According to the United Nations, our current world population is 7.2 billion and is projected to increase by one billion over the next 12 years, reaching 9.6 billion by 2050. As humankind continues to grow in population, it is critically important to stop and think about this year’s theme for World Water Day: “Leaving no one behind”. This is part of the core promise of the UN’s 2030 Agenda for Sustainable Development, focusing on the idea that we will all benefit as a result of the progression of sustainable development.
Sustainable Development Goal 6 (SDG 6), Clean Water and Sanitation, identifies several targets. For example, Target 6.1 states that by 2030 we must “achieve universal and equitable access to safe and affordable drinking water for all.”
Some examples of other measures set out under SDG 6 include:
- Improving water quality by reducing pollution and the proportion of untreated wastewater while substantially increasing recycling and safe reuse globally.
- Substantially increasing water-use efficiencies across all sectors, ensuring sustainable withdrawals and a future supply of fresh water to address water scarcity.
- By 2030, expand international cooperation and capacity-building support to developing countries in water and sanitation-related activities including harvesting and desalination of water, wastewater treatment, recycling and reuse technologies, and via other efficiencies.
While these are certainly all fantastic goals that can, and must, be embraced on a global scale, many of us, particularly in more developed countries where the challenges of poor water quality and scarcity are not always obvious, often find ourselves wondering what we can do to get started and help. What role can we play in the movement toward these targets of sustainability?
Well the great news is, we can all do plenty – and it does not have to be daunting or overwhelming at all.
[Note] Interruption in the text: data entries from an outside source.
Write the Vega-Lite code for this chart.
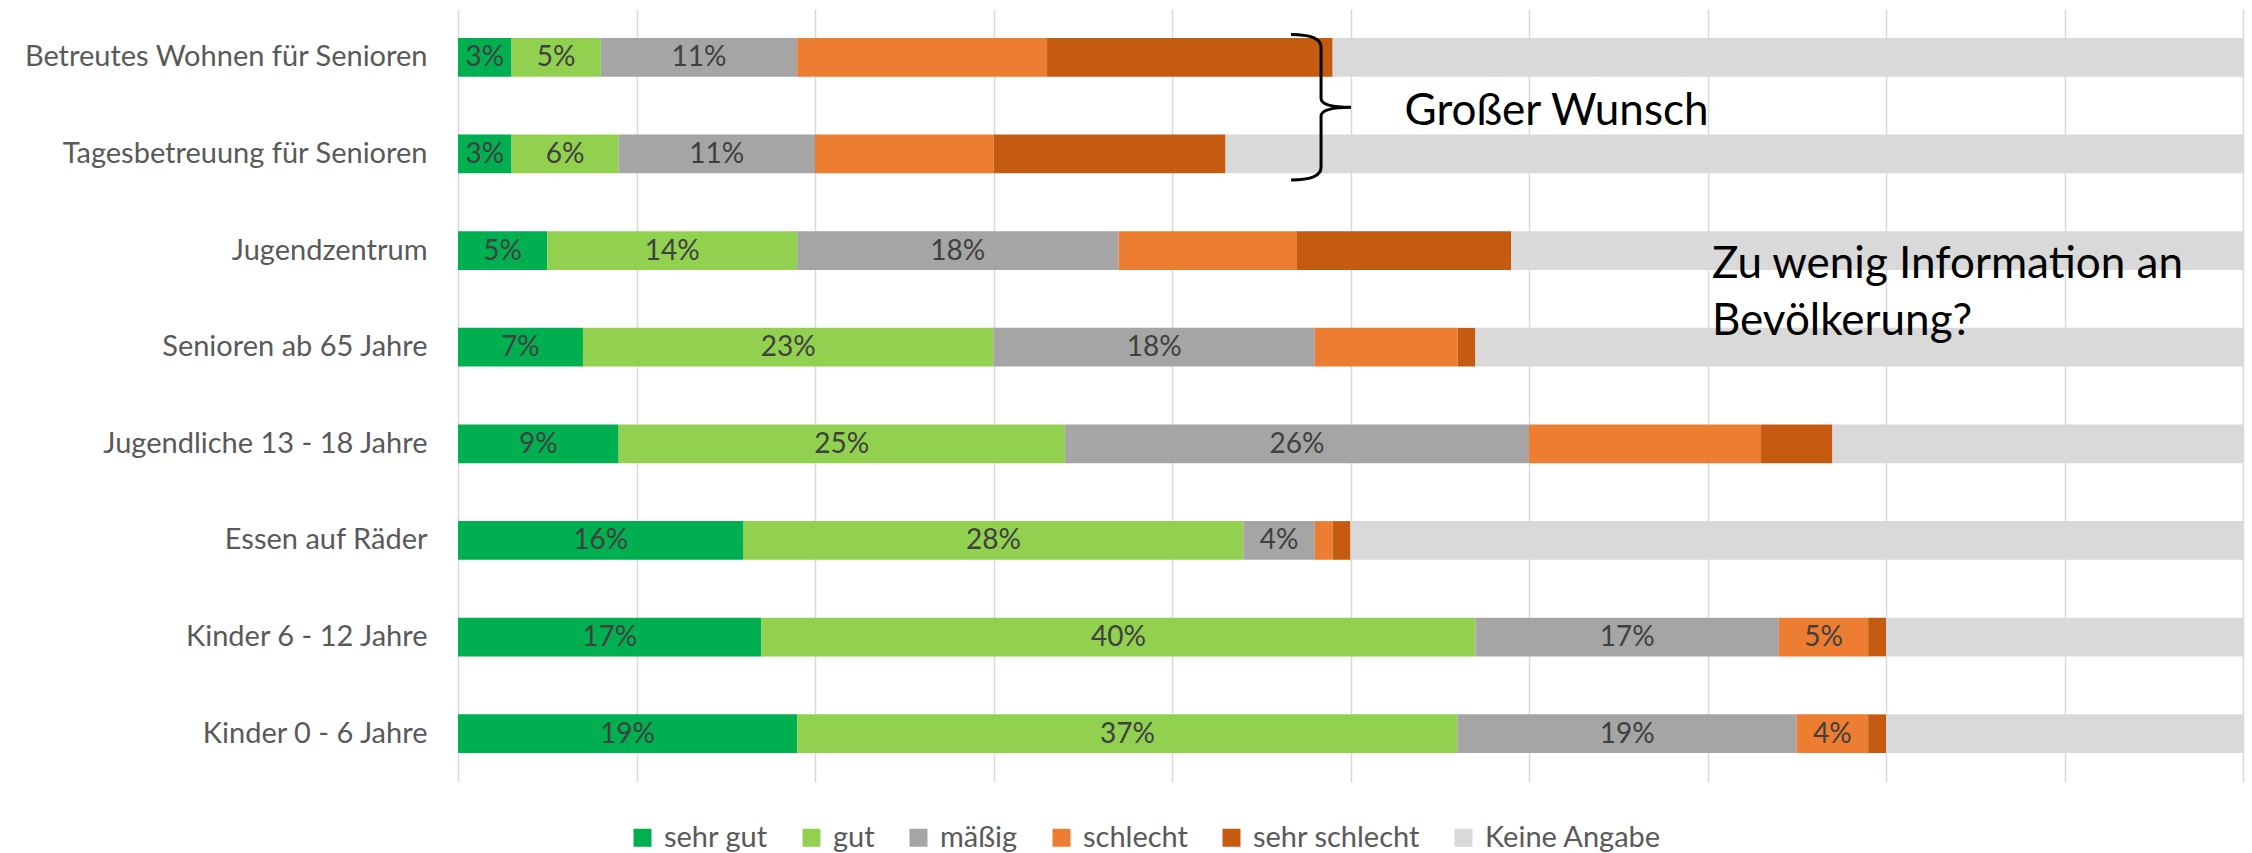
{
  "$schema": "https://vega.github.io/schema/vega-lite/v6.json",
  "width": 1785,
  "height": 773,
  "autosize": {"type": "none"},
  "padding": {"left": 458, "top": 9, "right": 9, "bottom": 71},
  "background": "white",
  "config": {"view": {"stroke": null}, "font": "Lato"},
  "datasets": {
    "umfrage": [
      {"item": "Betreutes Wohnen für Senioren", "bewertung": "sehr gut", "nr": 1, "anteil": 0.03},
      {"item": "Betreutes Wohnen für Senioren", "bewertung": "gut", "nr": 2, "anteil": 0.05},
      {"item": "Betreutes Wohnen für Senioren", "bewertung": "mäßig", "nr": 3, "anteil": 0.11},
      {"item": "Betreutes Wohnen für Senioren", "bewertung": "schlecht", "nr": 4, "anteil": 0.14},
      {"item": "Betreutes Wohnen für Senioren", "bewertung": "sehr schlecht", "nr": 5, "anteil": 0.16},
      {"item": "Betreutes Wohnen für Senioren", "bewertung": "Keine Angabe", "nr": 6, "anteil": 0.51},
      {"item": "Tagesbetreuung für Senioren", "bewertung": "sehr gut", "nr": 1, "anteil": 0.03},
      {"item": "Tagesbetreuung für Senioren", "bewertung": "gut", "nr": 2, "anteil": 0.06},
      {"item": "Tagesbetreuung für Senioren", "bewertung": "mäßig", "nr": 3, "anteil": 0.11},
      {"item": "Tagesbetreuung für Senioren", "bewertung": "schlecht", "nr": 4, "anteil": 0.10},
      {"item": "Tagesbetreuung für Senioren", "bewertung": "sehr schlecht", "nr": 5, "anteil": 0.13},
      {"item": "Tagesbetreuung für Senioren", "bewertung": "Keine Angabe", "nr": 6, "anteil": 0.57},
      {"item": "Jugendzentrum", "bewertung": "sehr gut", "nr": 1, "anteil": 0.05},
      {"item": "Jugendzentrum", "bewertung": "gut", "nr": 2, "anteil": 0.14},
      {"item": "Jugendzentrum", "bewertung": "mäßig", "nr": 3, "anteil": 0.18},
      {"item": "Jugendzentrum", "bewertung": "schlecht", "nr": 4, "anteil": 0.10},
      {"item": "Jugendzentrum", "bewertung": "sehr schlecht", "nr": 5, "anteil": 0.12},
      {"item": "Jugendzentrum", "bewertung": "Keine Angabe", "nr": 6, "anteil": 0.41},
      {"item": "Senioren ab 65 Jahre", "bewertung": "sehr gut", "nr": 1, "anteil": 0.07},
      {"item": "Senioren ab 65 Jahre", "bewertung": "gut", "nr": 2, "anteil": 0.23},
      {"item": "Senioren ab 65 Jahre", "bewertung": "mäßig", "nr": 3, "anteil": 0.18},
      {"item": "Senioren ab 65 Jahre", "bewertung": "schlecht", "nr": 4, "anteil": 0.08},
      {"item": "Senioren ab 65 Jahre", "bewertung": "sehr schlecht", "nr": 5, "anteil": 0.01},
      {"item": "Senioren ab 65 Jahre", "bewertung": "Keine Angabe", "nr": 6, "anteil": 0.43},
      {"item": "Jugendliche 13 - 18 Jahre", "bewertung": "sehr gut", "nr": 1, "anteil": 0.09},
      {"item": "Jugendliche 13 - 18 Jahre", "bewertung": "gut", "nr": 2, "anteil": 0.25},
      {"item": "Jugendliche 13 - 18 Jahre", "bewertung": "mäßig", "nr": 3, "anteil": 0.26},
      {"item": "Jugendliche 13 - 18 Jahre", "bewertung": "schlecht", "nr": 4, "anteil": 0.13},
      {"item": "Jugendliche 13 - 18 Jahre", "bewertung": "sehr schlecht", "nr": 5, "anteil": 0.04},
      {"item": "Jugendliche 13 - 18 Jahre", "bewertung": "Keine Angabe", "nr": 6, "anteil": 0.23},
      {"item": "Essen auf Räder", "bewertung": "sehr gut", "nr": 1, "anteil": 0.16},
      {"item": "Essen auf Räder", "bewertung": "gut", "nr": 2, "anteil": 0.28},
      {"item": "Essen auf Räder", "bewertung": "mäßig", "nr": 3, "anteil": 0.04},
      {"item": "Essen auf Räder", "bewertung": "schlecht", "nr": 4, "anteil": 0.01},
      {"item": "Essen auf Räder", "bewertung": "sehr schlecht", "nr": 5, "anteil": 0.01},
      {"item": "Essen auf Räder", "bewertung": "Keine Angabe", "nr": 6, "anteil": 0.50},
      {"item": "Kinder 6 - 12 Jahre", "bewertung": "sehr gut", "nr": 1, "anteil": 0.17},
      {"item": "Kinder 6 - 12 Jahre", "bewertung": "gut", "nr": 2, "anteil": 0.40},
      {"item": "Kinder 6 - 12 Jahre", "bewertung": "mäßig", "nr": 3, "anteil": 0.17},
      {"item": "Kinder 6 - 12 Jahre", "bewertung": "schlecht", "nr": 4, "anteil": 0.05},
      {"item": "Kinder 6 - 12 Jahre", "bewertung": "sehr schlecht", "nr": 5, "anteil": 0.01},
      {"item": "Kinder 6 - 12 Jahre", "bewertung": "Keine Angabe", "nr": 6, "anteil": 0.20},
      {"item": "Kinder 0 - 6 Jahre", "bewertung": "sehr gut", "nr": 1, "anteil": 0.19},
      {"item": "Kinder 0 - 6 Jahre", "bewertung": "gut", "nr": 2, "anteil": 0.37},
      {"item": "Kinder 0 - 6 Jahre", "bewertung": "mäßig", "nr": 3, "anteil": 0.19},
      {"item": "Kinder 0 - 6 Jahre", "bewertung": "schlecht", "nr": 4, "anteil": 0.04},
      {"item": "Kinder 0 - 6 Jahre", "bewertung": "sehr schlecht", "nr": 5, "anteil": 0.01},
      {"item": "Kinder 0 - 6 Jahre", "bewertung": "Keine Angabe", "nr": 6, "anteil": 0.20}
    ]
  },
  "layer": [
    {
      "data": {"name": "umfrage"},
      "mark": {"type": "bar"},
      "encoding": {
        "y": {
          "field": "item", "type": "nominal",
          "scale": {"domain": ["Betreutes Wohnen für Senioren", "Tagesbetreuung für Senioren", "Jugendzentrum", "Senioren ab 65 Jahre", "Jugendliche 13 - 18 Jahre", "Essen auf Räder", "Kinder 6 - 12 Jahre", "Kinder 0 - 6 Jahre"], "paddingInner": 0.6, "paddingOuter": 0.3},
          "axis": {"title": null, "ticks": false, "domain": false, "grid": false, "labelFont": "Lato", "labelFontSize": 29, "labelColor": "#595959", "labelPadding": 31, "labelLimit": 0}
        },
        "x": {
          "field": "anteil", "type": "quantitative", "stack": "zero",
          "scale": {"domain": [0, 1], "nice": false},
          "axis": {"title": null, "labels": false, "ticks": false, "domain": false, "values": [0, 0.1, 0.2, 0.3, 0.4, 0.5, 0.6, 0.7, 0.8, 0.9, 1], "gridColor": "#D9D9D9", "gridWidth": 1.5}
        },
        "color": {
          "field": "bewertung", "type": "nominal",
          "sort": ["sehr gut", "gut", "mäßig", "schlecht", "sehr schlecht", "Keine Angabe"],
          "scale": {"domain": ["sehr gut", "gut", "mäßig", "schlecht", "sehr schlecht", "Keine Angabe"], "range": ["#00B050", "#92D050", "#A5A5A5", "#ED7D31", "#C55A11", "#D9D9D9"]},
          "legend": {"title": null, "orient": "none", "direction": "horizontal", "legendX": 170, "legendY": 814, "symbolType": "square", "symbolSize": 324, "symbolStrokeWidth": 0, "symbolOpacity": 1, "labelFont": "Lato", "labelFontSize": 29, "labelColor": "#595959", "labelOffset": 7, "labelLimit": 0, "columnPadding": 29, "padding": 0}
        },
        "order": {"field": "nr", "type": "quantitative"}
      }
    },
    {
      "data": {"name": "umfrage"},
      "transform": [{"filter": "indexof(['sehr gut','gut','mäßig'], datum.bewertung) >= 0 || (datum.bewertung == 'schlecht' && indexof(['Kinder 6 - 12 Jahre','Kinder 0 - 6 Jahre'], datum.item) >= 0)"}],
      "mark": {"type": "text", "font": "Lato", "fontSize": 28, "color": "#404040", "baseline": "middle", "dy": 1},
      "encoding": {
        "y": {"field": "item", "type": "nominal"},
        "x": {"field": "anteil", "type": "quantitative", "stack": "zero", "bandPosition": 0.5},
        "text": {"field": "anteil", "type": "quantitative", "format": ".0%"},
        "order": {"field": "nr", "type": "quantitative"}
      }
    },
    {
      "data": {"values": [{"item": "Betreutes Wohnen für Senioren", "pos": 0.4835}]},
      "mark": {"type": "point", "shape": "M-0.4,-0.97Q0,-0.97 0,-0.8L0,-0.12Q0,0 0.4,0Q0,0 0,0.12L0,0.8Q0,0.97 -0.4,0.97", "size": 22500, "filled": false, "stroke": "black", "strokeWidth": 3, "opacity": 1, "yOffset": 50},
      "encoding": {
        "x": {"field": "pos", "type": "quantitative"},
        "y": {"field": "item", "type": "nominal"}
      }
    },
    {
      "data": {"values": [
        {"item": "Betreutes Wohnen für Senioren", "pos": 0.5303, "notiz": "Großer Wunsch", "abstand": 87},
        {"item": "Jugendzentrum", "pos": 0.7025, "notiz": ["Zu wenig Information an", "Bevölkerung?"], "abstand": 47}
      ]},
      "mark": {"type": "text", "font": "Lato", "fontSize": 44, "color": "black", "align": "left", "baseline": "alphabetic", "lineHeight": 57},
      "encoding": {
        "x": {"field": "pos", "type": "quantitative"},
        "y": {"field": "item", "type": "nominal"},
        "yOffset": {"field": "abstand", "type": "quantitative", "scale": null},
        "text": {"field": "notiz"}
      }
    }
  ]
}
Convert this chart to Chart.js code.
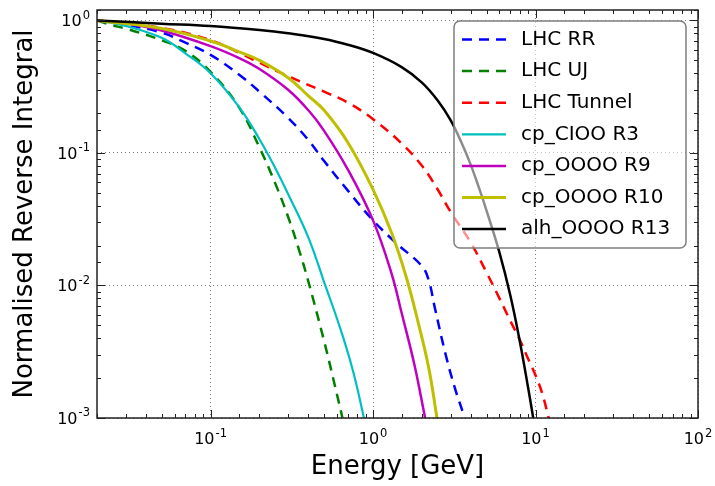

We can start by taking action in our everyday lives – at work and home.
Here are a few simple and practical ideas on water preservation to help get you started:
- Learn to repurpose water and use every drop. This can be done by capturing the excess, potable water used to rinse food, dishes, etc. and using it to water plants around the office or home. Rain barrels can also be used to save and store rainwater for use in landscaping.
- If you are using an irrigation system, be sure it makes use of controllers that adjust to real weather conditions and provides water only when needed. Install or make use of drip irrigation piping and soaker hoses for improved watering efficiency.
- Install smaller, energy efficient dishwashers and only run them when they are full.
- Don’t let faucets run while brushing your teeth, shaving, rinsing dishes, or washing up. According to the EPA, the average bathroom faucet runs at about 2 gallons of water a minute. Turning the tap off during these activities can save hundreds of gallons a month.
- In North America, showering accounts for almost 17% of indoor water use — about 40 gallons a day for the average family of four. You can save water here by replacing old showerheads with newer “water-wise” certified models.
- Install low-flow toilets at home and work, and be sure to fix leaks right away. A slow drip from a leaking faucet can waste as much as 20 gallons of water a day. A leaky toilet can waste as much as 200 gallons a day.
At Lystek, we are proud to be part of the movement toward a more sustainable world with proven, practical, and affordable solutions that enhance the recovery and recycling of valuable resources such as nutrients, carbon, and biogas in wastewater treatment plants while optimizing the quality of effluent water released back into our environment.
Cleaner wastewater reduces the risk of nutrient overloading that occurs when too many of these elements make their way into our natural waterways. Therefore, the effective use and treatment of water and wastewater can help play an important role in combatting the many challenges associated with climate change and water preservation.